I think I may have misread your posts. My apologies.
It's intended as an estimate of what we can reasonably expect if we spend a weekend in the garage with some coroplast and a set of xacto knives.
There's a lot that can be done.
*tapered rear roof spoiler for 6:1 fineness ratio
*rear wheel skirts
*front air dam
*removal of exterior mirrors, replace with cameras
*lowered ride height to 3"
*lens covers for headlights
*smooth wheel covers or smooth rims
*shaved door handles
*removal of all exterior projections such as radio antenna, trim pieces
*skinnier tires(reduces frontal area)
*decreased gaps in door, trunk, ect.
Some of these are more expensive than others. Most can all be implemented for cheap with things from a hardware store.
That Calibra above already has some of these things direct from the factory. Thus the drag reductions observed are far less dramatic than from any car you might buy in the U.S. Most cars sold in the U.S. still ignore the rudimentary bellypan, that is usually standard in other countries.
Phil Knox has a Honda CRX. From the factory, it had a .29 drag coefficient. He got that Cd down to like a .19 or so.
Guess what that did to fuel economy? He had no other mods except for aero.
Got 90 mpg highway.
Now your home hobbyist won't be able to do all of them, but some that seem hard, like the rear boattail, can still be done with coroplast.
The maxmpg group on Yahoo.com has some members with Honda Civics that get ~70 mpg highway. They have rear boattails and other mods made from coroplast. Normally these cars would be hard pressed to get 50 mpg highway.
The gains to be made from aero alone are way more than 5-10%! More like around 20-30%, with the basic stuff you can do in your garage. More with the more expensive(but less dramatic) mods added.
Another 20% or so can be gained frm driving technique.
Another 25% or so can be gained from LRR tires, low friction wheel bearings, machined brakes so they don't drag, synthetic transmission oil, and other things.
Then there are small but significant gains to be made from engine modifications or swaps.
I believe krousdb did most of these things, and doubled the fuel economy of his Del Sol. Still didn't tap aero for all it was worth though, and I'd probably guess that driving style accounted for about 50% of his gains(codfishing and other driving techniques).
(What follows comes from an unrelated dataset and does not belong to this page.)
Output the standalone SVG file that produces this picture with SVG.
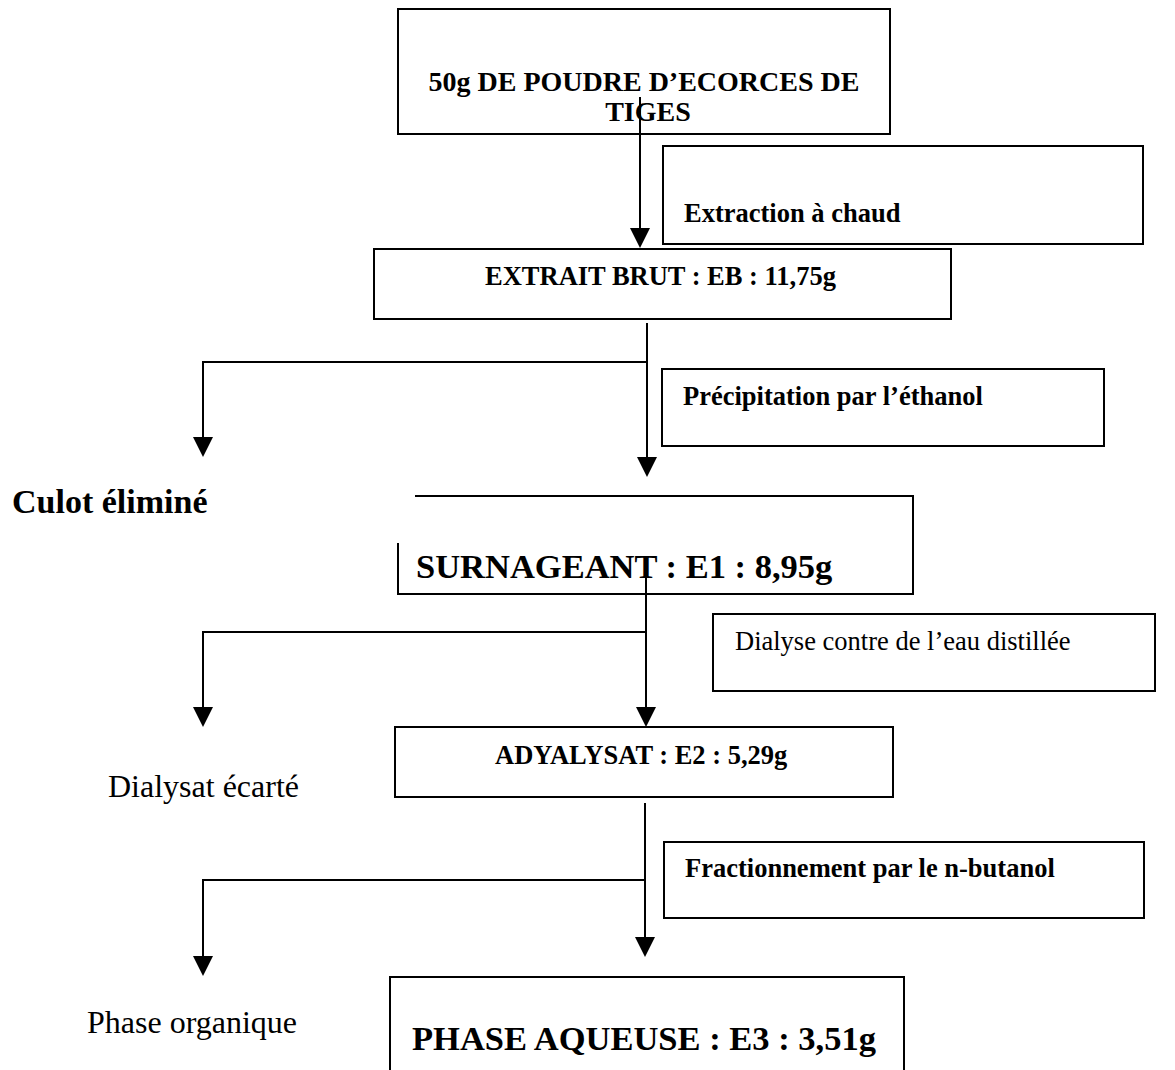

There's a guy here with a 60 mpg Civic. He attributes most of the gains from aeromods, I believe.
Interesting article. But you must keep in mind the Calibra is already relatively aero to begin with, and when conducting these tests, the overall body profile of the car remained unaltered. A tapered rear end among other things would greatly reduce drag yet more.
TC, note that tapering the rear end assumes a world without crosswinds. And it might well be valid if you lived in such an area. Dark areas are windy in the map below.
Tapering the sides of a vehicle (not the top and bottom, tapering those is a GOOD thing), will adversely affect the drag coefficient in a crosswind. And especially for an EV, that's an especially valid point. It's no good being able to go 300 miles if the weather is right and 150 miles in windy conditions.
(If you understand what I'm talking about ignore me, btw.)
Consider how well a shark would swim if it was forced to swim perpendicular to its usual motion. It wouldn't. It wouldn't swim very well, even if it had to swim at a 30 degree angle of attack.
Now consider a stingray. It can pretty much go where it wants to, independent of current.
And now back to cars. The primary reason for aerodynamic modification is load under highway. We can virtually ignore low speed aerodynamics. And this changes things. Unlike the ray, we aren't concerned about drifting above a specific area at slow speed. We are only concerned about minimizing drag at speed, in a crosswind or otherwise. Thus we are only concerned about Cd under a fixed range of angles of attack, not all angles of attack.